I am using both xreadlines and files iterators for a script that I need to finish. I am iterating over the entire file but stopping to use xreadlines to grab certain lines as strings to process them.

My question is how do I go to a previous line in the file? xreadlines has a file.next() statement that gives the next line, and I need a statement that gives me the previous line.

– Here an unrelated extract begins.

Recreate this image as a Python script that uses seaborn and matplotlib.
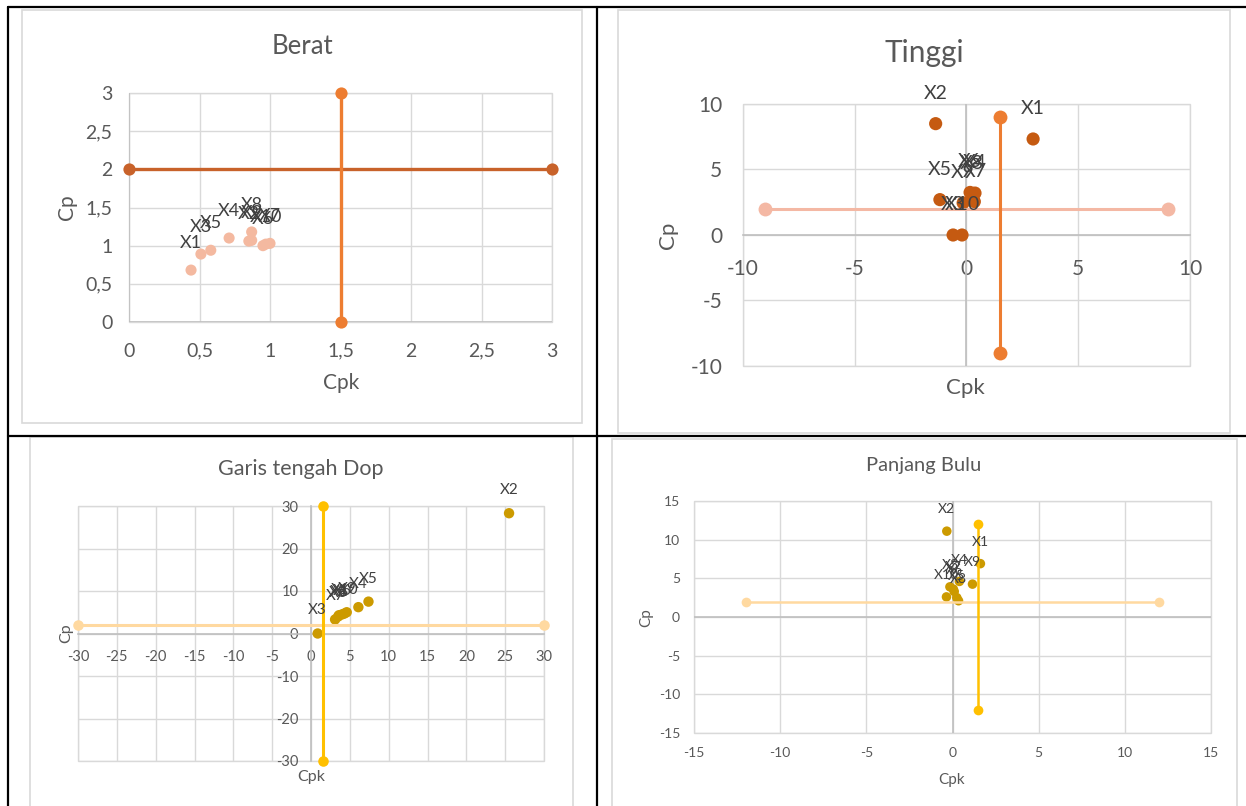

My script has a loop that looks for a certain word then breaks the loop. But I need to go to the previous line before I break since the script uses that line (which gets processed). I'm sure there is an easier way to do this but since I am new to python and have spent a lot of time on this script I can't really go back and change a lot of things unless there is no possible way. Something like the example below.

f.open("text.txt",'r')
files = f.xreadlines()
Name = "Section 1"


for line in f:
if Name in line:
while x<20
field = files.next()
if "2.6" in field:
*****files.previousline()*****
break
x=x+1




Thanks,

Brett
 
B

bearophileHUGS

Brett Hedges:
My question is how do I go to a previous line in the file? xreadlines has a file.next() statement that gives the next line, and I need a statement that gives me the previous line.<

In modern versions of Python you usually don't need xreadlines,
because files are iterable.

If your files are small, you can just read all the lines in a list
with open(...).readlines(), and then just use the item of the list
with the n-1 index.

If the file is quite large or you like to keep things lazy, then you
have to keep memory of the previous line, using an auxiliary variable.
You can also wrap this idiom into a generator function (or iterable
class, probably) that yields items and keeps memory of the last one
(but you can't ask the previous of the first item, of course).

You can also keep track of the absolute position of the lines in the
file, etc, or step back looking for newlines, etc, but it's not handy.